» **PROBLEM**:
Leave out the pictures, and write out exactly the lines from the beginning of the material to the line holding "bars_b = ax.bar(x", that line included, and nothing else.
########
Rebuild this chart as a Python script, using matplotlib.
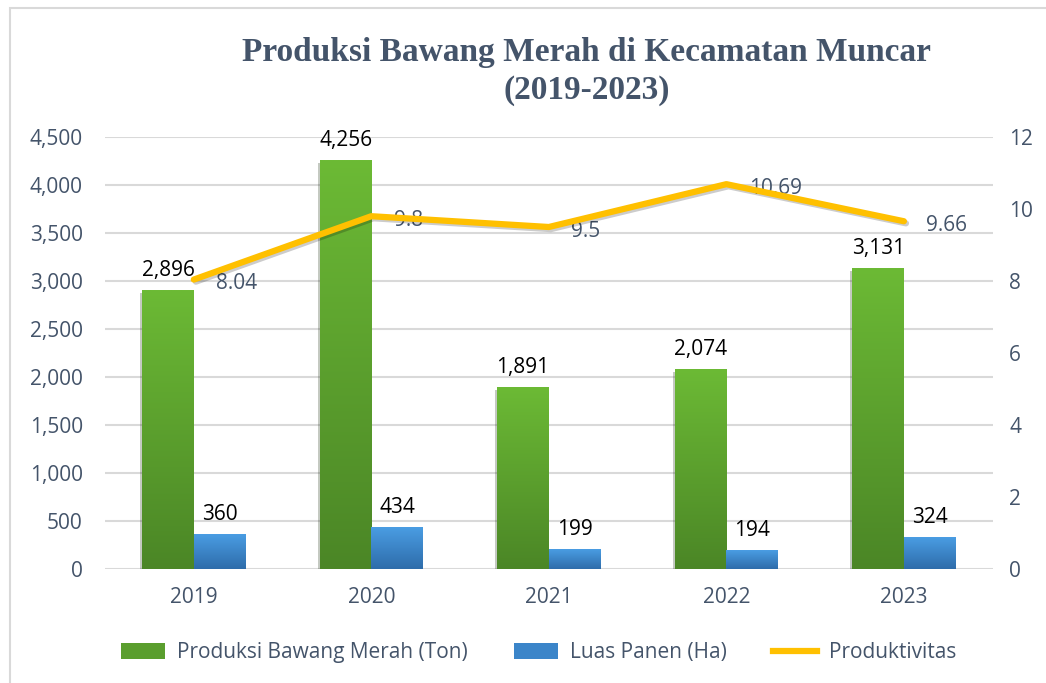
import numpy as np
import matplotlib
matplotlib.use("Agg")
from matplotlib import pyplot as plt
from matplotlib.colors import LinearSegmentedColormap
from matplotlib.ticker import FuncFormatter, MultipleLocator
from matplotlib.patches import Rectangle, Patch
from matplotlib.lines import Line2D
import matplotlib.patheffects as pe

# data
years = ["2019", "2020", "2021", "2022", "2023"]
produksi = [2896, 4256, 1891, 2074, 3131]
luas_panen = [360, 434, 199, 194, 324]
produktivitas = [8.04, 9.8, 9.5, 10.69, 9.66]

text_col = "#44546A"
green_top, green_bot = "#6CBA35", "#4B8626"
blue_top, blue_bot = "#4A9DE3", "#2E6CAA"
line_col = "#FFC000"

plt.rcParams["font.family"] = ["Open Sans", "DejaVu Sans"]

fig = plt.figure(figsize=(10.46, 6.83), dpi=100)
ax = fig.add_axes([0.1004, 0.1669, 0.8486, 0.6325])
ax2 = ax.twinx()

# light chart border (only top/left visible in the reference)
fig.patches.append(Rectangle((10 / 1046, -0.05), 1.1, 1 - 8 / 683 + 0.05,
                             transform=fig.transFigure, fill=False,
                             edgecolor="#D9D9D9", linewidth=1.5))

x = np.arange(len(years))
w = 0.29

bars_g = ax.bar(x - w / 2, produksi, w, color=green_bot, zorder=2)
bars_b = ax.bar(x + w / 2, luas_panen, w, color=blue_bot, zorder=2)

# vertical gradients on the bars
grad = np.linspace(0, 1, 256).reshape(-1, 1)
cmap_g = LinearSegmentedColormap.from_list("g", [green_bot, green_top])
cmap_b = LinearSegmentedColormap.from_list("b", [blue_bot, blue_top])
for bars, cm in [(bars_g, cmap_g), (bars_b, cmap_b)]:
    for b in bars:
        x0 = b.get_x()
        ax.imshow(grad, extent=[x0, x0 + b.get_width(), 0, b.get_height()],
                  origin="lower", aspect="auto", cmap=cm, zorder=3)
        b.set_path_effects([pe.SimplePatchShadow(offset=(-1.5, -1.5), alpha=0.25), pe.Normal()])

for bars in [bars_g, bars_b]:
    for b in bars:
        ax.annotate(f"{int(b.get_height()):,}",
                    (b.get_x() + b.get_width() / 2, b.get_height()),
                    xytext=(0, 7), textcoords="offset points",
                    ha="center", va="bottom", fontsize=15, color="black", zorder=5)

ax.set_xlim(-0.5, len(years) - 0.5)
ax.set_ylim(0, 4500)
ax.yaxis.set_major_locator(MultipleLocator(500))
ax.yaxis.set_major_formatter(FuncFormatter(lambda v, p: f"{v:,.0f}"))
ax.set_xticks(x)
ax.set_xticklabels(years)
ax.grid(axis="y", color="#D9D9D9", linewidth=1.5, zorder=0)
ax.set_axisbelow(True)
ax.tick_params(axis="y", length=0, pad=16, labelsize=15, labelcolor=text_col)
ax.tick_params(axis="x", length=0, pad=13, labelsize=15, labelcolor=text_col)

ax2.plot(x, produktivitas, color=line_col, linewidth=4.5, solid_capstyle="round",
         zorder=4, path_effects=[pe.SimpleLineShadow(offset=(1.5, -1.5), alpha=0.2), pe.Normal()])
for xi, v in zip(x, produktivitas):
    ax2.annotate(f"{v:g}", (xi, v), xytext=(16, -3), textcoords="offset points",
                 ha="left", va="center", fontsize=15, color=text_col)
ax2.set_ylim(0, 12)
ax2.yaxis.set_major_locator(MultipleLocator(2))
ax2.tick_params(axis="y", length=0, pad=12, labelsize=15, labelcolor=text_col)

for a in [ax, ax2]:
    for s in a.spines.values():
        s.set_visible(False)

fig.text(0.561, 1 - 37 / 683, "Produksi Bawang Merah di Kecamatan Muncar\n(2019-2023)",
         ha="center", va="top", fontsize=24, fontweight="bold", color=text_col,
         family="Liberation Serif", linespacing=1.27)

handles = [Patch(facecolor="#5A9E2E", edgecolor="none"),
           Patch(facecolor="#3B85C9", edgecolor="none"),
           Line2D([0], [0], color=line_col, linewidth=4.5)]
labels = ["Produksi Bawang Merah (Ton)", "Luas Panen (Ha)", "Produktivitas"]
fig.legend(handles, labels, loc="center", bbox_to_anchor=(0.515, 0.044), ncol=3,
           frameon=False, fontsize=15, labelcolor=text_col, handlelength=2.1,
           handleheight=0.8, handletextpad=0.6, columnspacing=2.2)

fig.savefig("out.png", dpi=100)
########
» **TASK ANSWER**:
Rebuild this chart as a Python script, using matplotlib.
import numpy as np
import matplotlib
matplotlib.use("Agg")
from matplotlib import pyplot as plt
from matplotlib.colors import LinearSegmentedColormap
from matplotlib.ticker import FuncFormatter, MultipleLocator
from matplotlib.patches import Rectangle, Patch
from matplotlib.lines import Line2D
import matplotlib.patheffects as pe

# data
years = ["2019", "2020", "2021", "2022", "2023"]
produksi = [2896, 4256, 1891, 2074, 3131]
luas_panen = [360, 434, 199, 194, 324]
produktivitas = [8.04, 9.8, 9.5, 10.69, 9.66]

text_col = "#44546A"
green_top, green_bot = "#6CBA35", "#4B8626"
blue_top, blue_bot = "#4A9DE3", "#2E6CAA"
line_col = "#FFC000"

plt.rcParams["font.family"] = ["Open Sans", "DejaVu Sans"]

fig = plt.figure(figsize=(10.46, 6.83), dpi=100)
ax = fig.add_axes([0.1004, 0.1669, 0.8486, 0.6325])
ax2 = ax.twinx()

# light chart border (only top/left visible in the reference)
fig.patches.append(Rectangle((10 / 1046, -0.05), 1.1, 1 - 8 / 683 + 0.05,
                             transform=fig.transFigure, fill=False,
                             edgecolor="#D9D9D9", linewidth=1.5))

x = np.arange(len(years))
w = 0.29

bars_g = ax.bar(x - w / 2, produksi, w, color=green_bot, zorder=2)
bars_b = ax.bar(x + w / 2, luas_panen, w, color=blue_bot, zorder=2)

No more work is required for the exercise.